- **INFORMATION SUPPLIED**
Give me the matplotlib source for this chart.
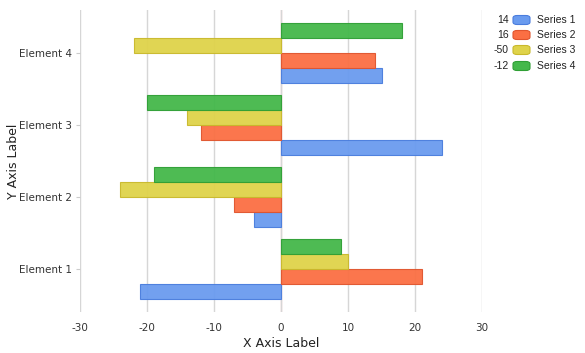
import numpy as np
import matplotlib
matplotlib.use('Agg')
import matplotlib.pyplot as plt
from matplotlib.patches import FancyBboxPatch

categories = ['Element 1', 'Element 2', 'Element 3', 'Element 4']
series_names = ['Series 1', 'Series 2', 'Series 3', 'Series 4']
s1 = [-21, -4, 24, 15]
s2 = [21, -7, -12, 14]
s3 = [10, -24, -14, -22]
s4 = [9, -19, -20, 18]
xticks = [-30, -20, -10, 0, 10, 20, 30]

series = [s1, s2, s3, s4]
fills = ['#6a9bef', '#fb6f43', '#dfd34a', '#44b84a']
edges = ['#4a7ddd', '#e0552e', '#c9b92c', '#2f9f35']

fig = plt.figure(figsize=(5.85, 3.53), dpi=100)
ax = fig.add_axes([80/585, 1-312/353, 402/585, 302/353])

y = np.arange(len(categories))
h = 0.207
for j, vals in enumerate(series):
    off = (j - 1.5) * h
    ax.barh(y + off, vals, height=h, color=fills[j], edgecolor=edges[j],
            linewidth=0.8, alpha=0.95, zorder=3)

ax.set_xlim(-30, 30)
ax.set_ylim(-0.59, 3.59)
ax.set_xticks(xticks)
ax.set_xticklabels([str(t) for t in xticks])
ax.set_yticks(y)
ax.set_yticklabels(categories)
for s in ax.spines.values():
    s.set_visible(False)
ax.grid(axis='x', color='#d6d6d6', linewidth=1, zorder=0)
ax.axvline(0, color='#f2c4c4', linewidth=1, zorder=1)
ax.tick_params(axis='x', length=0, pad=8, labelsize=7.5, labelcolor='#333333')
ax.tick_params(axis='y', length=3, color='#cccccc', pad=3, labelsize=7.5, labelcolor='#333333')
ax.set_xlabel('X Axis Label', fontsize=9, color='#222222', labelpad=3)
ax.set_ylabel('Y Axis Label', fontsize=9, color='#222222', va='center')
ax.yaxis.set_label_coords((13 - 80) / 402, 0.5)

# legend with series totals
rows = [20, 35, 50, 66]
for j, name in enumerate(series_names):
    yy = 1 - rows[j]/353
    fig.text(509/585, yy, str(sum(series[j])), ha='right', va='center',
             fontsize=7.5, family='Liberation Sans', color='#222222')
    p = FancyBboxPatch((513/585, yy - 4.5/353), 17/585, 9/353,
                       boxstyle='round,pad=0,rounding_size=0.007',
                       transform=fig.transFigure, facecolor=fills[j],
                       edgecolor=edges[j], linewidth=0.8)
    fig.patches.append(p)
    fig.text(537/585, yy, name, ha='left', va='center',
             fontsize=7.5, family='Liberation Sans', color='#222222')

fig.savefig('out.png', dpi=100)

- **PROBLEM DETAILS**
Write out every line above exactly as it is, leaving out the pictures.

- **REPLY TO THE TASK**
Give me the matplotlib source for this chart.
import numpy as np
import matplotlib
matplotlib.use('Agg')
import matplotlib.pyplot as plt
from matplotlib.patches import FancyBboxPatch

categories = ['Element 1', 'Element 2', 'Element 3', 'Element 4']
series_names = ['Series 1', 'Series 2', 'Series 3', 'Series 4']
s1 = [-21, -4, 24, 15]
s2 = [21, -7, -12, 14]
s3 = [10, -24, -14, -22]
s4 = [9, -19, -20, 18]
xticks = [-30, -20, -10, 0, 10, 20, 30]

series = [s1, s2, s3, s4]
fills = ['#6a9bef', '#fb6f43', '#dfd34a', '#44b84a']
edges = ['#4a7ddd', '#e0552e', '#c9b92c', '#2f9f35']

fig = plt.figure(figsize=(5.85, 3.53), dpi=100)
ax = fig.add_axes([80/585, 1-312/353, 402/585, 302/353])

y = np.arange(len(categories))
h = 0.207
for j, vals in enumerate(series):
    off = (j - 1.5) * h
    ax.barh(y + off, vals, height=h, color=fills[j], edgecolor=edges[j],
            linewidth=0.8, alpha=0.95, zorder=3)

ax.set_xlim(-30, 30)
ax.set_ylim(-0.59, 3.59)
ax.set_xticks(xticks)
ax.set_xticklabels([str(t) for t in xticks])
ax.set_yticks(y)
ax.set_yticklabels(categories)
for s in ax.spines.values():
    s.set_visible(False)
ax.grid(axis='x', color='#d6d6d6', linewidth=1, zorder=0)
ax.axvline(0, color='#f2c4c4', linewidth=1, zorder=1)
ax.tick_params(axis='x', length=0, pad=8, labelsize=7.5, labelcolor='#333333')
ax.tick_params(axis='y', length=3, color='#cccccc', pad=3, labelsize=7.5, labelcolor='#333333')
ax.set_xlabel('X Axis Label', fontsize=9, color='#222222', labelpad=3)
ax.set_ylabel('Y Axis Label', fontsize=9, color='#222222', va='center')
ax.yaxis.set_label_coords((13 - 80) / 402, 0.5)

# legend with series totals
rows = [20, 35, 50, 66]
for j, name in enumerate(series_names):
    yy = 1 - rows[j]/353
    fig.text(509/585, yy, str(sum(series[j])), ha='right', va='center',
             fontsize=7.5, family='Liberation Sans', color='#222222')
    p = FancyBboxPatch((513/585, yy - 4.5/353), 17/585, 9/353,
                       boxstyle='round,pad=0,rounding_size=0.007',
                       transform=fig.transFigure, facecolor=fills[j],
                       edgecolor=edges[j], linewidth=0.8)
    fig.patches.append(p)
    fig.text(537/585, yy, name, ha='left', va='center',
             fontsize=7.5, family='Liberation Sans', color='#222222')

fig.savefig('out.png', dpi=100)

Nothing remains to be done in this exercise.